Funeral arrangements are incomplete.

Richmond Delegate Jeff M. Bourne was among the first to spread the news of Mr. Bullock’s death on social media. “You are gone way too soon. You kept us honest and held us accountable. Keep watching over us,” Delegate Bourne wrote on Facebook.

“Richmond will not be the same without him,” James E. “J.J.” Minor III, Mr. Bullock’s longtime friend and president of the Richmond Branch NAACP, stated in a text to the Free Press.

“Roderyck’s passion and dedication to everything he did was an inspiration,” Mr. Minor noted.

Mr. Bullock chaired the Richmond NAACP’s Housing Committee and was pushing the city to increase affordable housing. He also chaired the 7th Ward Committee of the Richmond City Democratic Committee during Mr. Minor’s tenure as chairman.

Born in Richmond, Mr. Bullock was a graduate of John F. Kennedy High School, where he starred in football and other sports, and of Norfolk State University, where he served as manager of the basketball team.

One of his happiest memories was of NSU’s 1996 team beating a Virginia Union University team led by future NBA star Ben Wallace to win the CIAA basketball championship in NSU’s final appearance in the NCAA Division II conference tournament.

Mr. Bullock would return to the Richmond area to serve as a football coach at Richmond’s Armstrong High School for 12 years and then as a boys and girls track coach for Highland Springs High School in Henrico County before diabetes impeded his ability to hold the post.

Mr. Bullock also mentored countless youths during his coaching career.

In 2009, Style Weekly recognized his influence on area youths by naming him to its annual Top 40 Under 40 list of individuals under 40 years of age who are making a difference.

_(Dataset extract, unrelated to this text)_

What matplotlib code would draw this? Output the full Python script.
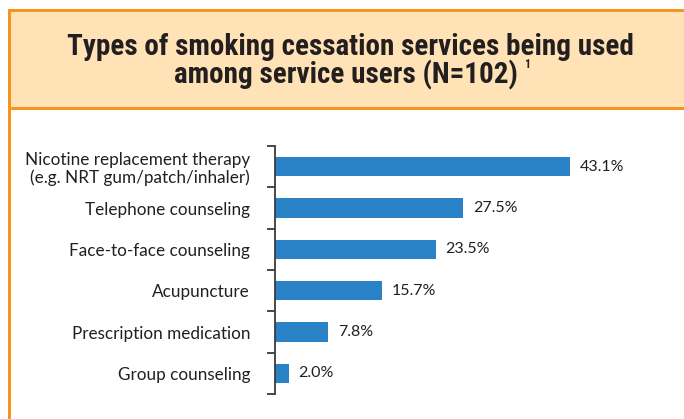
import numpy as np
import matplotlib.pyplot as plt
from matplotlib import font_manager
from matplotlib.patches import Rectangle

categories = [
    "Nicotine replacement therapy\n(e.g. NRT gum/patch/inhaler)",
    "Telephone counseling",
    "Face-to-face counseling",
    "Acupuncture",
    "Prescription medication",
    "Group counseling",
]
percentages = [43.1, 27.5, 23.5, 15.7, 7.8, 2.0]
value_labels = ["43.1%", "27.5%", "23.5%", "15.7%", "7.8%", "2.0%"]
title_lines = ["Types of smoking cessation services being used",
               "among service users (N=102)"]


def first_installed(names):
    installed = {f.name for f in font_manager.fontManager.ttflist}
    for name in names:
        if name in installed:
            return name
    return "DejaVu Sans"


title_font = first_installed(["Roboto Condensed", "Liberation Sans Narrow", "DejaVu Sans Condensed"])
body_font = first_installed(["Lato", "Open Sans", "Noto Sans"])
plt.rcParams["font.family"] = [body_font, "DejaVu Sans"]

ORANGE = "#F7941E"
HEADER = "#FFE3B6"
BLUE = "#2A82C6"
TEXT = "#231F20"

W, H = 684, 419
fig = plt.figure(figsize=(W / 100, H / 100), dpi=100)

# header band with orange frame, the frame runs on down the left side
fig.add_artist(Rectangle((8 / W, 1 - 110 / H), 1, 101 / H, transform=fig.transFigure,
                         facecolor=HEADER, edgecolor="none"))
fig.add_artist(Rectangle((8 / W, 1 - 12 / H), 1, 3 / H, transform=fig.transFigure,
                         facecolor=ORANGE, edgecolor="none"))
fig.add_artist(Rectangle((8 / W, 1 - 110 / H), 1, 3 / H, transform=fig.transFigure,
                         facecolor=ORANGE, edgecolor="none"))
fig.add_artist(Rectangle((8 / W, 0), 3 / W, 1 - 9 / H, transform=fig.transFigure,
                         facecolor=ORANGE, edgecolor="none"))

t_kw = dict(ha="center", va="center", fontsize=21, fontweight="bold", color=TEXT,
            family=[title_font, "DejaVu Sans"])
fig.text(350 / W, 1 - 47 / H, title_lines[0], **t_kw)
line2 = fig.text(346 / W, 1 - 75 / H, title_lines[1], **t_kw)

# footnote marker just after the second title line
fig.canvas.draw()
bb = line2.get_window_extent()
fig.text((bb.x1 + 6) / W, 1 - 64 / H, "1", ha="left", va="center", fontsize=8.5,
         fontweight="bold", color=TEXT, family=[title_font, "DejaVu Sans"])

xmax = 50
ax = fig.add_axes([275 / W, 1 - 394 / H, xmax * 6.845 / W, (394 - 146) / H])
y = np.arange(len(categories))
ax.barh(y, percentages, height=0.47, color=BLUE)
for yi, v, lab in zip(y, percentages, value_labels):
    ax.text(v + 1.4, yi, lab, va="center", ha="left", fontsize=11.5, color=TEXT)

ax.set_xlim(0, xmax)
ax.set_ylim(len(categories) - 0.5, -0.5)
ax.set_yticks(y)
ax.set_yticklabels(categories, fontsize=12.3, color=TEXT, linespacing=1.1)
ax.set_yticks(np.arange(-0.5, len(categories)), minor=True)
ax.tick_params(axis="y", which="major", length=0, pad=18)
ax.tick_params(axis="y", which="minor", length=6, width=1.3, color="#3a3a3a", direction="out")
ax.set_xticks([])
for s in ["top", "right", "bottom"]:
    ax.spines[s].set_visible(False)
ax.spines["left"].set_color("#3a3a3a")
ax.spines["left"].set_linewidth(1.3)
ax.patch.set_visible(False)

fig.savefig("out.png", dpi=100)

He credited his grandfather, Plummer Bullock Sr., with teaching him to pay attention to politics.

“My grandfather raised me. My father died when I was a year old. He showed me that voting was one of the most important things in life. I couldn’t wait until I turned 18 so I could vote,” Mr. Bullock told a reporter.

He also credited the late Annie Giles of Whitcomb Court with stoking his interest.

Mr. Bullock recalled that he started working in political campaigns in Church Hill when he was 12. Through the years, he took part in campaigns for Henry L. Marsh III, a former Richmond mayor and retired state senator; former Mayor Dwight C. Jones; Delores L. McQuinn, a former City Council member and current member of the House of Delegates; and others on City Council and the Richmond School Board.

He also sought to emulate family members. “I had four uncles who taught me what it means to be a man — a job, a home and voting,” he told a reporter.

Last year, despite his battle with diabetes, he unsuccessfully sought appointment to the city School Board after Nadine Marsh-Carter resigned the 7th District seat following the death of her husband. It was the first time he competed for public office.

He also served on the Richmond advisory board for the Central Virginia Legal Aid Society and was active in the Richmond Crusade for Voters since 1996.

In 2010, he served eight months as interim president of the Crusade after Antione Green resigned as president and Mr. Minor, the first vice president, could not move up because of his election as chair of the Richmond City Democratic Committee. Mr. Bullock, then second vice president, was next in line.

Mr. Bullock, who was among those who greeted President Obama during a campaign visit in 2012, was known for his ability to motivate voters in the East End and was active in get-out-the-vote efforts until his death.

Survivors include his wife, Karen, and their daughter, Shannon.